Pension Benefit Guaranty Corporation (PBGC) premium rates are going to rise threefold by 2016. Consequently, companies sponsoring underfunded defined benefit plans will have to pay higher annual premiums. A solution that could lower or eliminate PBGC premiums is to borrow cash to fund a pension. This Plan Sponsor article authored by Milliman’s Will Clark-Shim offers perspective.

Here’s an excerpt:

Plan sponsors may not have the cash to contribute to their plans; another option is to borrow money to fund the pension plan.
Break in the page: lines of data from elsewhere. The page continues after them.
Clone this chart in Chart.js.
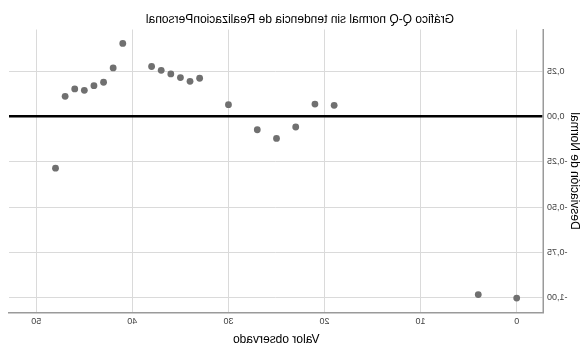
<!DOCTYPE html>
<html>
<head>
<meta charset="utf-8">
<script src="https://cdn.jsdelivr.net/npm/chart.js@4/dist/chart.umd.min.js"></script>
<style>
  html, body { margin: 0; padding: 0; background: #fff; }
  #wrap { width: 584px; height: 346px; transform: scaleX(-1); }
  canvas { display: block; }
</style>
</head>
<body>
<div id="wrap"><canvas id="c" width="584" height="346"></canvas></div>
<script>
// Data read from the (mirrored) reference picture
const chartTitle = 'Gráfico Q-Q normal sin tendencia de RealizacionPersonal';
const xTitle = 'Valor observado';
const yTitle = 'Desviación de Normal';
const observed  = [0, 4, 19, 21, 23, 25, 27, 30, 33, 34, 35, 36, 37, 38, 41, 42, 43, 44, 45, 46, 47, 48];
const deviation = [-1.004, -0.985, 0.063, 0.070, -0.057, -0.120, -0.072, 0.067, 0.213, 0.196, 0.217, 0.237, 0.257, 0.278, 0.406, 0.270, 0.191, 0.172, 0.146, 0.154, 0.113, -0.285];
const xTicks = [0, 10, 20, 30, 40, 50];
const yTicks = [0.25, 0, -0.25, -0.5, -0.75, -1];

const FONT = '"Liberation Sans", Arial, sans-serif';
const points = observed.map((x, i) => ({ x: x, y: deviation[i] }));

const titlePlugin = {
  id: 'mirrorTitle',
  afterDraw(chart) {
    const ctx = chart.ctx;
    ctx.save();
    ctx.font = '12px ' + FONT;
    ctx.fillStyle = '#000';
    ctx.textAlign = 'center';
    ctx.textBaseline = 'middle';
    ctx.fillText(chartTitle, 284, 20);
    ctx.restore();
  }
};

const fmt = v => v.toFixed(2).replace('.', ',');

new Chart(document.getElementById('c'), {
  type: 'scatter',
  data: {
    datasets: [{
      data: points,
      backgroundColor: '#707070',
      borderColor: '#707070',
      borderWidth: 0,
      pointRadius: 3.4,
      pointHoverRadius: 3.4
    }]
  },
  options: {
    responsive: false,
    animation: false,
    devicePixelRatio: 1,
    layout: { padding: { top: 29.5, right: 9, bottom: 0, left: 0 } },
    plugins: { legend: { display: false }, tooltip: { enabled: false }, title: { display: false } },
    scales: {
      x: {
        type: 'linear',
        min: -2.79,
        max: 52.84,
        afterBuildTicks: s => { s.ticks = xTicks.map(v => ({ value: v })); },
        afterFit: s => { s.height = 33.5; },
        grid: { color: '#dadada', lineWidth: 1, drawTicks: false },
        border: { color: '#9a9a9a', width: 1.5 },
        ticks: { padding: 4, color: '#444', font: { family: FONT, size: 9 }, callback: v => String(v) },
        title: { display: true, text: xTitle, color: '#000', font: { family: FONT, size: 12, lineHeight: 1 }, padding: { top: 4, bottom: 0 } }
      },
      y: {
        type: 'linear',
        min: -1.084,
        max: 0.483,
        afterBuildTicks: s => { s.ticks = yTicks.map(v => ({ value: v })); },
        afterFit: s => { s.width = 40.5; },
        grid: {
          color: c => (c.tick && c.tick.value === 0) ? '#000' : '#dadada',
          lineWidth: c => (c.tick && c.tick.value === 0) ? 2.5 : 1,
          drawTicks: false
        },
        border: { color: '#9a9a9a', width: 1.5 },
        ticks: { padding: 3.5, color: '#444', font: { family: FONT, size: 9 }, callback: v => fmt(v) },
        title: { display: true, text: yTitle, color: '#000', font: { family: FONT, size: 12, lineHeight: 1 }, padding: { top: 4, bottom: 0 } }
      }
    }
  },
  plugins: [titlePlugin]
});
</script>
</body>
</html>
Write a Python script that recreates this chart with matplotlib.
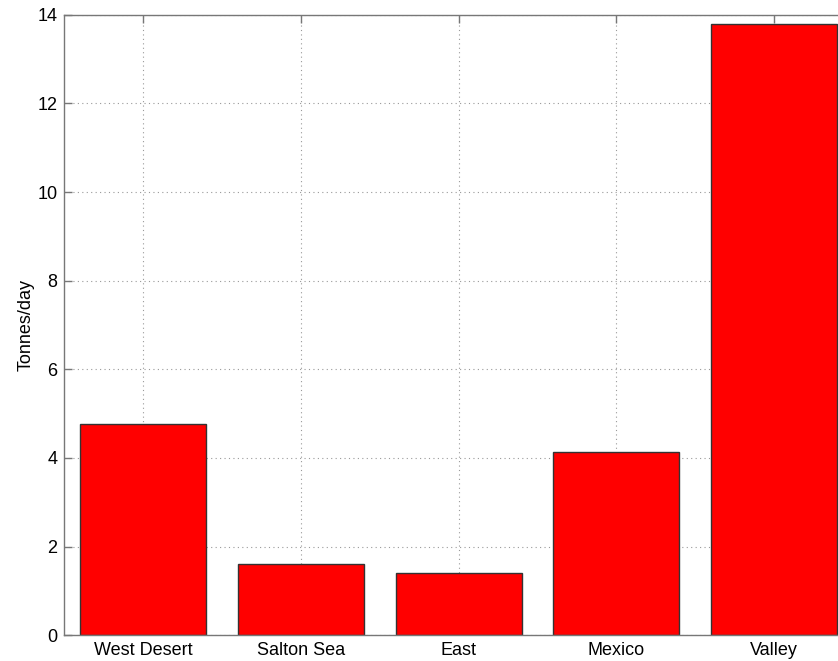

This may sound like leverage, but plan sponsors already owe the pensions. The PBGC values those pensions as if they were AA-rated corporate debt. If a plan sponsor borrows money, funds the pension plan, and invests the borrowed proceeds in AA-rated corporate debt, it has roughly swapped one type of debt for another. The goal here is not to beat the market; the goal is to avoid paying a “tax” of 2.9% per year…

How much can plan sponsors save? Illustratively, if a plan sponsor pays 6% interest on its debt, invests the proceeds at 4% in long-duration corporate bonds, and forgoes 2.9% PBGC premiums, it saves 0.9% per year. On $20 million, that would be $180,000 per year, prior to taxes.

In addition, the pension contributions and the interest on the plan sponsor’s debt are generally tax-deductible. That may mean some tax relief above and beyond the PBGC premium savings. The higher the company’s taxes, the greater the potential tax advantages.